The study provides new experimental evidence for the influence of multi-scale riblet structures in modulating surface drag reduction effectiveness and turbulent boundary layer flow dynamics within both the logarithmic layer and near-wall regions across different non-dimensional riblet spacings. In the drag-reducing case with a non-dimensional riblet spacing of $s^{+}=20.6$, both riblet surfaces exhibit a similar reduction in skin friction of approximately 5%. However, in the drag-increasing case ($s^{+}=44.2$), the multi-scale riblet structure generates 9% fewer uniform momentum zones within the turbulent boundary layer, resulting in an approximately 10% reduction in friction drag compared to the single-scale riblet surface. This finding highlights the capacity of multi-scale riblets in mitigating velocity shears within TBL and achieving improved flow control performance under high non-dimensional riblet spacing conditions. Close inspection of the near-wall flow dynamics reveals that in the drag-increasing case, the multi-scale riblet surface mitigates the intensity of wall-normal velocity fluctuations, which leads to a smaller Reynolds shear stress and, therefore, a smaller friction drag in comparison to the single-scale riblet counterpart. The quadrant analysis of flow dynamics indicates that for the drag-increasing case, the multi-scale riblet surface suppresses both the sweep and ejection events near the riblet surface.
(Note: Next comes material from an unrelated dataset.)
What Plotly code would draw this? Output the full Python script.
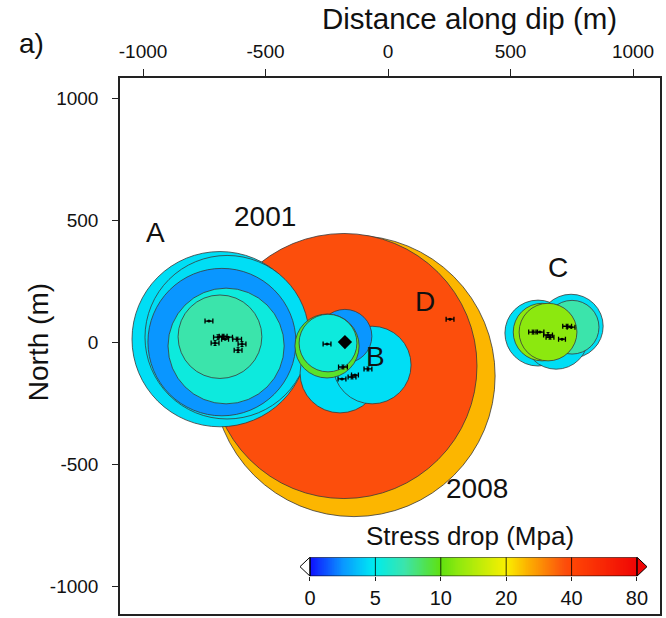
import numpy as np
import plotly.graph_objects as go

FONT = "Liberation Sans, Arial, sans-serif"

# ---- circular source patches (centre E, centre N, radius in m, stress drop in MPa) ----
# big events (2008 and 2001)
big_x = [-139, -180]
big_y = [-139, -98]
big_r = [576, 543]
big_sd = [26.0, 38.0]

# cluster A
a_x = [-686, -657, -678, -661, -686]
a_y = [12, 20, 0, -16, 22]
a_r = [359, 335, 302, 237, 171]
a_sd = [4.5, 4.5, 2.5, 5.5, 7.2]

# cluster B
b_x = [-196, -65, -176, -249, -245]
b_y = [-127, -94, 24, -16, -4]
b_r = [163, 159, 110, 131, 118]
b_sd = [4.5, 4.5, 2.5, 9.5, 5.5]

# cluster C
c_x = [612, 747, 686, 751, 629, 653]
c_y = [37, 65, 20, 61, 41, 41]
c_r = [135, 131, 131, 110, 118, 118]
c_sd = [4.5, 4.5, 4.5, 7.2, 12.5, 12.5]

# ---- relocated hypocentres with horizontal / vertical errors (m) ----
ev_x = [-731, -694, -673, -653, -706, -616, -596, -612, -665,
        -249, -184, -188, -147, -135, -82,
        592, 620, 653, 661, 710, 731, 747,
        253]
ev_y = [86, 20, 24, 20, -4, 12, -8, -33, 12,
        -8, -102, -151, -143, -135, -110,
        41, 41, 29, 20, 12, 65, 61,
        94]
ev_ex = [16, 18, 16, 18, 16, 18, 16, 16, 14,
         16, 18, 16, 16, 14, 16,
         18, 16, 18, 16, 14, 18, 16,
         16]
ev_ey = [0, 10, 8, 0, 10, 8, 10, 10, 0,
         0, 8, 0, 8, 0, 8,
         8, 0, 10, 8, 0, 8, 0,
         0]

# mainshock hypocentre
ms_x = [-176]
ms_y = [0]

# ---- labels ----
lab_text = ["A", "2001", "D", "B", "C", "2008"]
lab_x = [-951, -502, 151, -53, 694, 363]
lab_y = [449, 514, 167, -61, 306, -600]

# ---- axis ticks ----
tick_vals = [-1000, -500, 0, 500, 1000]
tick_text = ["-1000", "-500", "0", "500", "1000"]

# ---- colour palette (stress drop) ----
cb_values = [0, 5, 10, 20, 40, 80]
cb_labels = ["0", "5", "10", "20", "40", "80"]
pal_t = [0.0, 0.5, 0.9, 1.0, 1.45, 2.0, 2.25, 3.0, 3.3, 3.9, 4.0, 5.0]
pal_rgb = [(15, 15, 255), (10, 150, 255), (0, 222, 245), (0, 236, 236),
           (60, 228, 170), (95, 225, 15), (140, 232, 15), (250, 240, 0),
           (252, 182, 0), (252, 78, 12), (255, 70, 5), (240, 5, 5)]


def sd_to_t(s):
    return float(np.interp(s, cb_values, np.arange(len(cb_values))))


def t_to_rgb(t):
    arr = np.array(pal_rgb, dtype=float)
    r = np.interp(t, pal_t, arr[:, 0])
    g = np.interp(t, pal_t, arr[:, 1])
    b = np.interp(t, pal_t, arr[:, 2])
    return f"rgb({int(round(r))},{int(round(g))},{int(round(b))})"


def sd_color(s):
    return t_to_rgb(sd_to_t(s))


fig = go.Figure()

shapes = []


def add_circles(xs, ys, rs, sds):
    for x, y, r, s in zip(xs, ys, rs, sds):
        shapes.append(dict(
            type="circle", xref="x", yref="y",
            x0=x - r, x1=x + r, y0=y - r, y1=y + r,
            fillcolor=sd_color(s), line=dict(color="#3a3a3a", width=0.8),
            layer="below"))


add_circles(big_x, big_y, big_r, big_sd)
add_circles(a_x, a_y, a_r, a_sd)
add_circles(b_x, b_y, b_r, b_sd)
add_circles(c_x, c_y, c_r, c_sd)

# hypocentres
fig.add_trace(go.Scatter(
    x=ev_x, y=ev_y, mode="markers",
    marker=dict(size=3, color="black"),
    error_x=dict(type="data", array=ev_ex, width=2.5, thickness=1.3, color="black"),
    error_y=dict(type="data", array=ev_ey, width=1.5, thickness=1.0, color="black"),
    showlegend=False, hoverinfo="skip"))

fig.add_trace(go.Scatter(
    x=ms_x, y=ms_y, mode="markers",
    marker=dict(symbol="diamond", size=11, color="black"),
    showlegend=False, hoverinfo="skip"))

# ---- colour bar drawn on its own small axes ----
n = len(cb_values) - 1
edges = np.linspace(0, n, 501)
centres = 0.5 * (edges[:-1] + edges[1:])
cscale = [[t / n, t_to_rgb(t)] for t in np.linspace(0, n, 101)]
fig.add_trace(go.Heatmap(
    x=edges, y=[0, 1], z=[centres], zmin=0, zmax=n,
    colorscale=cscale, showscale=False, hoverinfo="skip",
    xaxis="x2", yaxis="y2"))

tri = 0.153
shapes.append(dict(type="path", xref="x2", yref="y2",
                   path=f"M 0,0 L {-tri},0.5 L 0,1 Z",
                   fillcolor="white", line=dict(color="black", width=1)))
shapes.append(dict(type="path", xref="x2", yref="y2",
                   path=f"M {n},0 L {n + tri},0.5 L {n},1 Z",
                   fillcolor=t_to_rgb(n), line=dict(color="black", width=1)))
for k in range(1, n):
    shapes.append(dict(type="line", xref="x2", yref="y2",
                       x0=k, x1=k, y0=0, y1=1,
                       line=dict(color="black", width=0.8)))
shapes.append(dict(type="rect", xref="x2", yref="y2",
                   x0=0, x1=n, y0=0, y1=1,
                   line=dict(color="black", width=1)))

annotations = []
for t, x, y in zip(lab_text, lab_x, lab_y):
    annotations.append(dict(text=t, x=x, y=y, xref="x", yref="y",
                            xanchor="center", yanchor="middle",
                            showarrow=False,
                            font=dict(family=FONT, size=28, color="#111")))

annotations += [
    dict(text="Distance along dip (m)", x=0.648, y=1.111, xref="paper", yref="paper",
         xanchor="center", yanchor="middle",
         showarrow=False, font=dict(family=FONT, size=29.5, color="#111")),
    dict(text="North (m)", x=-0.152, y=0.507, xref="paper", yref="paper",
         xanchor="center", yanchor="middle",
         textangle=-90, showarrow=False,
         font=dict(family=FONT, size=28, color="#111")),
    dict(text="a)", x=-0.163, y=1.064, xref="paper", yref="paper",
         xanchor="center", yanchor="middle",
         showarrow=False, font=dict(family=FONT, size=28, color="#111")),
    dict(text="Stress drop (Mpa)", x=0.648, y=0.145, xref="paper", yref="paper",
         xanchor="center", yanchor="middle",
         showarrow=False, font=dict(family=FONT, size=26, color="#111")),
]

fig.update_layout(
    width=666, height=618,
    margin=dict(l=120, r=6, t=78, b=2),
    paper_bgcolor="white", plot_bgcolor="white",
    shapes=shapes, annotations=annotations,
    xaxis=dict(side="top", range=[-1094, 1110],
               tickvals=tick_vals, ticktext=tick_text,
               ticks="outside", ticklen=7, tickcolor="#222", tickwidth=1,
               ticklabelstandoff=4,
               showline=True, linecolor="#222", linewidth=1.5, mirror=True,
               showgrid=False, zeroline=False,
               tickfont=dict(family=FONT, size=19, color="#111")),
    yaxis=dict(range=[-1114, 1082],
               tickvals=tick_vals, ticktext=tick_text,
               ticks="outside", ticklen=6, tickcolor="#222", tickwidth=1,
               ticklabelstandoff=10,
               showline=True, linecolor="#222", linewidth=1.5, mirror=True,
               showgrid=False, zeroline=False,
               tickfont=dict(family=FONT, size=19, color="#111")),
    xaxis2=dict(domain=[0.3333, 0.9759], anchor="y2", range=[-tri, n + tri],
                tickvals=list(range(n + 1)), ticktext=cb_labels,
                ticks="outside", ticklen=4, tickcolor="#222",
                showline=False, showgrid=False, zeroline=False,
                tickfont=dict(family=FONT, size=20, color="#111")),
    yaxis2=dict(domain=[0.0706, 0.106], anchor="x2", range=[0, 1], visible=False),
)

fig.write_html("out.html")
Overall, the drag reduction ratio over the multi-scale riblet surface is well quantified by the modified non-dimensional riblet size $l_{g,i}^{+}$ proposed by Endrikat et al. [53] from Direct Numerical Simulations, which exhibits a good consistency with previous studies over single-scale riblet surfaces. This study demonstrates the potential of multi-scale riblet surfaces in reducing friction drag at a high $s^{+}$ region when compared to the single-scale counterpart, which provides insights for enhancing the aerodynamic performance of wind turbine blades with passive flow control approaches. Future investigations will focus on systematic studies on the impact of multi-scale riblet structure geometries on turbulent boundary layer flow dynamics and drag reduction effectiveness.